Now, wildfires across California have made it impossible for the show to continue.
With so many delays and set-backs, it’s easy to begin wondering whether “Westworld” will ever return – especially considering just how much work went into the first season of the show.
Certainly, it seems as if HBO isn’t counting on “Westworld” being the new “Game of Thrones” – network heads have discussed their eagerness to find some other new big property to secure their future.
We’ll almost certainly get season two of “Westworld” eventually, but it’ll probably take a lot longer than fans would like, and by that point, HBO may wonder whether it’s worth producing a third season of the show.
Part of the problem is the size and scope of “Westworld”. There are a lot of key moving parts – big name actors, large sets, and expensive, time-consuming CGI. Putting together an entire season of this show takes a lot of effort from many different people, and as such, it’s hardly surprising that things seem to go wrong so often.
The first season of “Westworld” took over two years to make it to television, so attempting to get season two off the ground in a shorter time-frame was fairly ambitious on HBO’s part from the start. This is a movie-quality show, with a movie-length production period.
It could be argued that “Westworld” would do better on the big screen, in a long-running franchise, where only a single episode is expected every couple of years.
The line between episodic television and moviemaking has been blurring in recent years, and while franchises like “Fast and Furious” prove that fans will happily turn up only a few times a decade to see a continuing story, “Westworld” is trapped trying to deliver TV-style long-form storytelling with a production schedule more complicated and difficult than any big budget motion picture.

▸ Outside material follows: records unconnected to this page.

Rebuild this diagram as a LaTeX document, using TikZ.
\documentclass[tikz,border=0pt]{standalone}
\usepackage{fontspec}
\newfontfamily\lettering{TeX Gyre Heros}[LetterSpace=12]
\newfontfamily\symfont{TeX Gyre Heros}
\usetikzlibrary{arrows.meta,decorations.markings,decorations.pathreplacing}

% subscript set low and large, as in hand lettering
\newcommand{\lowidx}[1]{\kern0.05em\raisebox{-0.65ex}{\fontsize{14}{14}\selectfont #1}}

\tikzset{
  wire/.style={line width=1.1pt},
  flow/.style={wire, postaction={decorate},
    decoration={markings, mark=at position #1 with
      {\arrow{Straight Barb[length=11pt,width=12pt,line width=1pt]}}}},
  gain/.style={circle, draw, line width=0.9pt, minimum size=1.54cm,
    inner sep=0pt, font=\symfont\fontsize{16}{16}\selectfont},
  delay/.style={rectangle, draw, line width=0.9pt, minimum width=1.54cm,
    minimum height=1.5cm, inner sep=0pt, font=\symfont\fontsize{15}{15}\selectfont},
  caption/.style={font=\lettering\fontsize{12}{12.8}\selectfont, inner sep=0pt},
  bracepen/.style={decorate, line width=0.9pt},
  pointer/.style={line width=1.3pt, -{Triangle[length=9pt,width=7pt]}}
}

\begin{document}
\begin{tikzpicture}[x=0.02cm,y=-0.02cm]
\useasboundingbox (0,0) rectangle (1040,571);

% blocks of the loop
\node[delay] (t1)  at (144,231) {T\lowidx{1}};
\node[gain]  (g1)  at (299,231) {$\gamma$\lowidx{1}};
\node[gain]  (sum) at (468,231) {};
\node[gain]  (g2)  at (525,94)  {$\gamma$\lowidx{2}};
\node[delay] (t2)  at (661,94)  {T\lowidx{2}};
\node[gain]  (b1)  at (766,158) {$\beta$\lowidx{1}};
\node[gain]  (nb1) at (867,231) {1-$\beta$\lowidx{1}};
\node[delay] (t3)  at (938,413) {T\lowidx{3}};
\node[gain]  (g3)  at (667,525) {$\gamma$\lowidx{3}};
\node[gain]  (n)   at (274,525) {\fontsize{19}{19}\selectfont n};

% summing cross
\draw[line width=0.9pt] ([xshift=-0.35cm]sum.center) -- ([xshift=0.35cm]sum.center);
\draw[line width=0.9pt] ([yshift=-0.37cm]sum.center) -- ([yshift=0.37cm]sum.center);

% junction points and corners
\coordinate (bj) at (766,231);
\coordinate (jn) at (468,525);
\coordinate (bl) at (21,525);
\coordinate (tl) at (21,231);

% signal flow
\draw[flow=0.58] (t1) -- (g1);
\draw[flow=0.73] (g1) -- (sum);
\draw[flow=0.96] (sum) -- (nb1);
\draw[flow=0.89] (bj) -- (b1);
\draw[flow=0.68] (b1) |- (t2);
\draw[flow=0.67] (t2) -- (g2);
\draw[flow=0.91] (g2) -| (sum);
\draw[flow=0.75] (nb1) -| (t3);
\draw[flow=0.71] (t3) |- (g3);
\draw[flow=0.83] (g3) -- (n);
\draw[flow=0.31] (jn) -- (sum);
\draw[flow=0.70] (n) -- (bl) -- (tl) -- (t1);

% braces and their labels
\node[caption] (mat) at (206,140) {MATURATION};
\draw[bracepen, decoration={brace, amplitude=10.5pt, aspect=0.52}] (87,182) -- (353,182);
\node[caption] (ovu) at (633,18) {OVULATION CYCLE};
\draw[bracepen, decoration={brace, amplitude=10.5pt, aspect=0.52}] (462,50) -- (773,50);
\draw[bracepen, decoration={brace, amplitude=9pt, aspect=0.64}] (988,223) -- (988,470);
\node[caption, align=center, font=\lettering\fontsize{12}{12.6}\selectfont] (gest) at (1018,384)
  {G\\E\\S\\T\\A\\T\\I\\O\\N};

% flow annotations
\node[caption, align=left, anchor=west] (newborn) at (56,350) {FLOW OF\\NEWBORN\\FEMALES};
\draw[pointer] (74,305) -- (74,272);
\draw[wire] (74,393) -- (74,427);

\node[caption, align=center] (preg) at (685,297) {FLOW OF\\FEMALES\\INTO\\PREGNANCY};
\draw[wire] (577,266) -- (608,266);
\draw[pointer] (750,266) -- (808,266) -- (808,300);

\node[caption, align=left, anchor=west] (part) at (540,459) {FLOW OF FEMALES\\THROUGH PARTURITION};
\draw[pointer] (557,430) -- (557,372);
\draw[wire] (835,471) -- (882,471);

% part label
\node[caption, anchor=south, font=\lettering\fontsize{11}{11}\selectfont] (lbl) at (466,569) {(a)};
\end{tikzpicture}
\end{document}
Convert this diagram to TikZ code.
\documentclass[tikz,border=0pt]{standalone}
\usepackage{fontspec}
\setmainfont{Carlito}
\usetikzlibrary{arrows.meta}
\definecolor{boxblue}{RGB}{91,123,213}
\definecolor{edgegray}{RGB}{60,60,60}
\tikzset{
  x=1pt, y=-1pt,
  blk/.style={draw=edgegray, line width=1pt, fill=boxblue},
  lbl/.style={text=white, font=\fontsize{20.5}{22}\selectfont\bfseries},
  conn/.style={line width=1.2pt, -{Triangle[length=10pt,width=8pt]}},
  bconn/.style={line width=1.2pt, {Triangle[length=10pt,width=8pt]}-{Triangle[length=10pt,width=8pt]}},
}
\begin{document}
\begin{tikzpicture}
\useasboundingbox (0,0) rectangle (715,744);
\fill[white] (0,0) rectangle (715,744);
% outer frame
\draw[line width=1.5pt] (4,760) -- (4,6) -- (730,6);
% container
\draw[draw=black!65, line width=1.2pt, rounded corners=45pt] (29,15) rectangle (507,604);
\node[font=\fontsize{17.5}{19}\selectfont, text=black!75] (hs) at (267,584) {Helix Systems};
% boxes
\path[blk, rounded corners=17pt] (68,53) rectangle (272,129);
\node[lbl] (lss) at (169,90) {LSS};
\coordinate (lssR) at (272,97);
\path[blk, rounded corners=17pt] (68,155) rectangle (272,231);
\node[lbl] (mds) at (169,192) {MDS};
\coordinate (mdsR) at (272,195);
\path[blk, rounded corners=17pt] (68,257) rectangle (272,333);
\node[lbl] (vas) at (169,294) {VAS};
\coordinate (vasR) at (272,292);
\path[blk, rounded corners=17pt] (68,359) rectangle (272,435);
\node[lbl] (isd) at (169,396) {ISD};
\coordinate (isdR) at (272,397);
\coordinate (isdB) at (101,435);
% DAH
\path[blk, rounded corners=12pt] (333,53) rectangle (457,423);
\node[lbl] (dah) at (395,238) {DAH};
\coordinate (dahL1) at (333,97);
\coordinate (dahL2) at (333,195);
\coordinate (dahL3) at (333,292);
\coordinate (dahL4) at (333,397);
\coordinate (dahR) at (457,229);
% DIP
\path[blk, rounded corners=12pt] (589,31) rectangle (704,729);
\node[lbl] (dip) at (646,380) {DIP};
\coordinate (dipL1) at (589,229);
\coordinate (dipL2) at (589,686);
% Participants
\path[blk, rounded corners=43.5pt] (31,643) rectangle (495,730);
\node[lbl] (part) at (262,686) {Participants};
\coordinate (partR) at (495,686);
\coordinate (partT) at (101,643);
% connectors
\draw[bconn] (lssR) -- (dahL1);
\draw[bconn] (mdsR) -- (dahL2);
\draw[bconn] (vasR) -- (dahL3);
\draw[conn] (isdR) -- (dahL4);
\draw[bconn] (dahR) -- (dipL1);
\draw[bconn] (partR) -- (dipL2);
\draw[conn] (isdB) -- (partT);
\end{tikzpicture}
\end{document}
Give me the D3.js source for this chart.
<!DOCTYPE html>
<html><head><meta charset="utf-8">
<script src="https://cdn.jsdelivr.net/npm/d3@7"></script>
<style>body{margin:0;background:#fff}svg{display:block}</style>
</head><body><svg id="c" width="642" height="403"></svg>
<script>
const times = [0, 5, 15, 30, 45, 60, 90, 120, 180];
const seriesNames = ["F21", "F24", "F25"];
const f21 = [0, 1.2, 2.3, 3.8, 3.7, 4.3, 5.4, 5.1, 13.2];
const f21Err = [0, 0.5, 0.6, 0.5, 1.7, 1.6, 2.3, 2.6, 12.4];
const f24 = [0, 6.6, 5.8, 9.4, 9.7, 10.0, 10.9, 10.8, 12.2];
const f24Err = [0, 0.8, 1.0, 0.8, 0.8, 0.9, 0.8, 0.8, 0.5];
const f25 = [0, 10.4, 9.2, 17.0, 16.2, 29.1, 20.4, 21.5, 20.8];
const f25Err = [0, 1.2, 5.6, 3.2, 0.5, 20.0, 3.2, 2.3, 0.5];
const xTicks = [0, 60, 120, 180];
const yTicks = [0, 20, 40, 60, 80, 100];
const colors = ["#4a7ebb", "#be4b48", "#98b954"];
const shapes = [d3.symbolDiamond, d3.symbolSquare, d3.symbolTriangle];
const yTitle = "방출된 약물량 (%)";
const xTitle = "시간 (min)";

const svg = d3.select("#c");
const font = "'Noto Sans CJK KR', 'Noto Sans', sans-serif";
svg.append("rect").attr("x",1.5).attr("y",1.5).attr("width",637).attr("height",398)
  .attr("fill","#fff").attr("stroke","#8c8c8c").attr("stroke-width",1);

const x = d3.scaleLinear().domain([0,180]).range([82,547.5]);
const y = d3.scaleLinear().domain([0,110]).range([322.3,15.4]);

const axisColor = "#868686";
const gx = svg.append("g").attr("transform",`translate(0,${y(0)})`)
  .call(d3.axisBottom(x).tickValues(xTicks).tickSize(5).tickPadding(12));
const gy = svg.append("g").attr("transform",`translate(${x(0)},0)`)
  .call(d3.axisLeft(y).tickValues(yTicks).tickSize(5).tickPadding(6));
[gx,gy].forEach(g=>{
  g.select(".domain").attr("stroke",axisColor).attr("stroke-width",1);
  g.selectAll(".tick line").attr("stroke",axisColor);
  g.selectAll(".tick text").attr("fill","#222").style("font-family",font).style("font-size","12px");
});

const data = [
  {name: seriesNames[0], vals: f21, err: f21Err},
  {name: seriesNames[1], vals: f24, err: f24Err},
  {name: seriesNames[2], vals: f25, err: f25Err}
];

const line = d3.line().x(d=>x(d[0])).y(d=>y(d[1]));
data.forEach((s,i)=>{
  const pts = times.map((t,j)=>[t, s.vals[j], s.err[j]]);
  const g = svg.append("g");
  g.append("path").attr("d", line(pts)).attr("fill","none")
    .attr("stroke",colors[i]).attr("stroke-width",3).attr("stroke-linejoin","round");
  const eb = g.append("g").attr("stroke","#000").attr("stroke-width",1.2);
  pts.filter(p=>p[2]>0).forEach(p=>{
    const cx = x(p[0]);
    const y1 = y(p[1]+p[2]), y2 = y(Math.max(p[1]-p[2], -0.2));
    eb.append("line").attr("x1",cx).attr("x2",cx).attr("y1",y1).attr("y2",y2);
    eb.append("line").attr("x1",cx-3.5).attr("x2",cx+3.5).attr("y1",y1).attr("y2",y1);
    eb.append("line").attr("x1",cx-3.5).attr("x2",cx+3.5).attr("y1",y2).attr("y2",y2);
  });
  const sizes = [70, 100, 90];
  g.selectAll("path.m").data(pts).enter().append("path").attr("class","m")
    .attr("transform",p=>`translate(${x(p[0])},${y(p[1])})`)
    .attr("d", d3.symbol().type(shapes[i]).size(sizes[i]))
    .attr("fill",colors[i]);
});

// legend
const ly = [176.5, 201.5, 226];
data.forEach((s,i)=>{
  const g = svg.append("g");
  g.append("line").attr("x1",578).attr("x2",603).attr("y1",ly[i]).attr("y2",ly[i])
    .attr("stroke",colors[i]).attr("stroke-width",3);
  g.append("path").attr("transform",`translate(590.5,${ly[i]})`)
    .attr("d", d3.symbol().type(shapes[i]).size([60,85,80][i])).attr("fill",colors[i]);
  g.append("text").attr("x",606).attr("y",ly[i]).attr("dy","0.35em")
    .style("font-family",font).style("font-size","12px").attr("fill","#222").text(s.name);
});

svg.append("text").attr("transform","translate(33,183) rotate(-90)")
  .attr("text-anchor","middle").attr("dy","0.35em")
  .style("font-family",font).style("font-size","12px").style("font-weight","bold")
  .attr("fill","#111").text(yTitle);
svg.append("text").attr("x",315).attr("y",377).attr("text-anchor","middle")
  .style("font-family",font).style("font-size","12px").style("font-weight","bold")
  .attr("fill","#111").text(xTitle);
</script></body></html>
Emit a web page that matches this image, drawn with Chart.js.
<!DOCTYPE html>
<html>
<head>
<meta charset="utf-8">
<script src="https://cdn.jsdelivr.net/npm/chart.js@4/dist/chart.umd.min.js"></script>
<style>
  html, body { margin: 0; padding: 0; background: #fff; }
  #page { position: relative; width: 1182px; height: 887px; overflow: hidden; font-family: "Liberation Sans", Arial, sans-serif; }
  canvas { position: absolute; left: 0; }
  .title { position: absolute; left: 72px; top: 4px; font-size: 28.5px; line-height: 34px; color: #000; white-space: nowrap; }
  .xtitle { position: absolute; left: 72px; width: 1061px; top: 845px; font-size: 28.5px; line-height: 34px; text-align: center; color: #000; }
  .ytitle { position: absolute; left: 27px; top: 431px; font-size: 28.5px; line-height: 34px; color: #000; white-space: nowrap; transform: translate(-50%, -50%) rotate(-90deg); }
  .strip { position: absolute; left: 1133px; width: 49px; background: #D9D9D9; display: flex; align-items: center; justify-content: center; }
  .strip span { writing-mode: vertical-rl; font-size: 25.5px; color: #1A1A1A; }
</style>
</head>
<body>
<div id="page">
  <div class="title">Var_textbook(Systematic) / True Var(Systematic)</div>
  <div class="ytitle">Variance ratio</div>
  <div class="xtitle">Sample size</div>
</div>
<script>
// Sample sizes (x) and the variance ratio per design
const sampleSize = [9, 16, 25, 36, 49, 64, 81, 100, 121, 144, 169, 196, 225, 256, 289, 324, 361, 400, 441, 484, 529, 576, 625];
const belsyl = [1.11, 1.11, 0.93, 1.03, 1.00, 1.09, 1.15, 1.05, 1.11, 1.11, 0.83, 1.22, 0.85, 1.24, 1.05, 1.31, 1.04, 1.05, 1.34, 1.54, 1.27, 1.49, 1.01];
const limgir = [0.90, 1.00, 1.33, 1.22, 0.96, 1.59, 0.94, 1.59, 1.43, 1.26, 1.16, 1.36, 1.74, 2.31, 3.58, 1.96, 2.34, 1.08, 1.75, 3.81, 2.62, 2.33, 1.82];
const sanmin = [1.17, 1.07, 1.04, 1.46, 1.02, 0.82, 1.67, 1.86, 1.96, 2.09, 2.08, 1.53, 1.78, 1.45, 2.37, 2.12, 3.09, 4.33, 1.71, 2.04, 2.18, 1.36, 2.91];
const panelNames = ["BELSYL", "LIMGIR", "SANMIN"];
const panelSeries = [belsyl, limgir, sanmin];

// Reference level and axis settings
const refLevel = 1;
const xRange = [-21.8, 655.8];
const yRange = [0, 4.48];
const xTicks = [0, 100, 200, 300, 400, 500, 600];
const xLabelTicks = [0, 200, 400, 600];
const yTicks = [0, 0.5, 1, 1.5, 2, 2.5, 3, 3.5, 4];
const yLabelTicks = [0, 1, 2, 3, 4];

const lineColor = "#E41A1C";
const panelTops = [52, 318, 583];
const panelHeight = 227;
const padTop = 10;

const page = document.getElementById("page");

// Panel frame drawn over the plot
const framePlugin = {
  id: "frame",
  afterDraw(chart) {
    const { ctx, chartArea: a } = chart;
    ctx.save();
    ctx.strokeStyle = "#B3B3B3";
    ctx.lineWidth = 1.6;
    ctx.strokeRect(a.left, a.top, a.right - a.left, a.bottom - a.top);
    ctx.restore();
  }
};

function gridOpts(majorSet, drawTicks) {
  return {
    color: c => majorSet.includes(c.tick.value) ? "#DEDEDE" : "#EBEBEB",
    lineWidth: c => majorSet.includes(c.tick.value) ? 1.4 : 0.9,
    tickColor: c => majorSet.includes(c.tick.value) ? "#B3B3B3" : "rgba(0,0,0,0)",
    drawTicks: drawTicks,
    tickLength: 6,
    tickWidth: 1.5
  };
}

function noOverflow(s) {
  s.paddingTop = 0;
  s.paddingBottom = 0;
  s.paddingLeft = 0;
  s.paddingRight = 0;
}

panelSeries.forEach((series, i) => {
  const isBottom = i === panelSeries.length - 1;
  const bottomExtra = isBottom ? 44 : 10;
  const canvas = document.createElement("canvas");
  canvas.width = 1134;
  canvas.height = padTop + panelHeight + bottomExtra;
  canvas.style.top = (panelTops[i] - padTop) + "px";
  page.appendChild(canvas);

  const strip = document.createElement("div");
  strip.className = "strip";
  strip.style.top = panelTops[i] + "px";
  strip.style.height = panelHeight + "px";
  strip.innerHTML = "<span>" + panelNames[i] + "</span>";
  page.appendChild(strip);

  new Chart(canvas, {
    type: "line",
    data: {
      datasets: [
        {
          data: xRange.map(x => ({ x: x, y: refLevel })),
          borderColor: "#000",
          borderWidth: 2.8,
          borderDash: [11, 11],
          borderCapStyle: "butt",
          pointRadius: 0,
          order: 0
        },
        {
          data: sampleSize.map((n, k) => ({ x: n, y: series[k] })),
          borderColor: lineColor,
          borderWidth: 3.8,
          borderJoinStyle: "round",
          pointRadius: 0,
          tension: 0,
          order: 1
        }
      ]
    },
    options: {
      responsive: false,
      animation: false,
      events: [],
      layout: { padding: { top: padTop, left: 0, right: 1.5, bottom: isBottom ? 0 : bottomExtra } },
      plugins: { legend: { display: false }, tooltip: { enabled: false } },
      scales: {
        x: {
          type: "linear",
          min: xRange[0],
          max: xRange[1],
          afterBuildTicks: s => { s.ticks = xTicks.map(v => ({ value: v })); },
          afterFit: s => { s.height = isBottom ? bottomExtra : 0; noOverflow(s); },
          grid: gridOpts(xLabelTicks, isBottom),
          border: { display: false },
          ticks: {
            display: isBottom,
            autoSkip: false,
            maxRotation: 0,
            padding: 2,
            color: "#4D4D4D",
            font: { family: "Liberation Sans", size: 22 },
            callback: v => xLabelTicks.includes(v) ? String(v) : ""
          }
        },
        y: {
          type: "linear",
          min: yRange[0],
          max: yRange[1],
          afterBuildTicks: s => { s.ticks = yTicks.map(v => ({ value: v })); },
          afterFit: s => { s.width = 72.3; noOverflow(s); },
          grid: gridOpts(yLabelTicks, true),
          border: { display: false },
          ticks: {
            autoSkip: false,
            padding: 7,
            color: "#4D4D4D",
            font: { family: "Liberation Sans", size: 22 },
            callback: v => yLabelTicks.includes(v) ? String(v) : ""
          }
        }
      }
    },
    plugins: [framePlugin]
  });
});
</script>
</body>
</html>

Probably, when HBO executives express hesitancy at assuming that “Westworld” will be the future of their network, they’re specifically worrying about the cost in time and resources that the show creates.
“Westworld” isn’t ever going to be as big as “Game of Thrones”, because it can’t come out every year (ish), and its production costs are too high to make it a nice, consistent earner for HBO.
Perhaps this is good news, as it means that HBO is still seeking for new original content that brings a high level of quality to the network.
Don’t expect “Westworld” to ever become an annual experience, though – this is a treat that comes around every few years, not a constant staple on the landscape of television.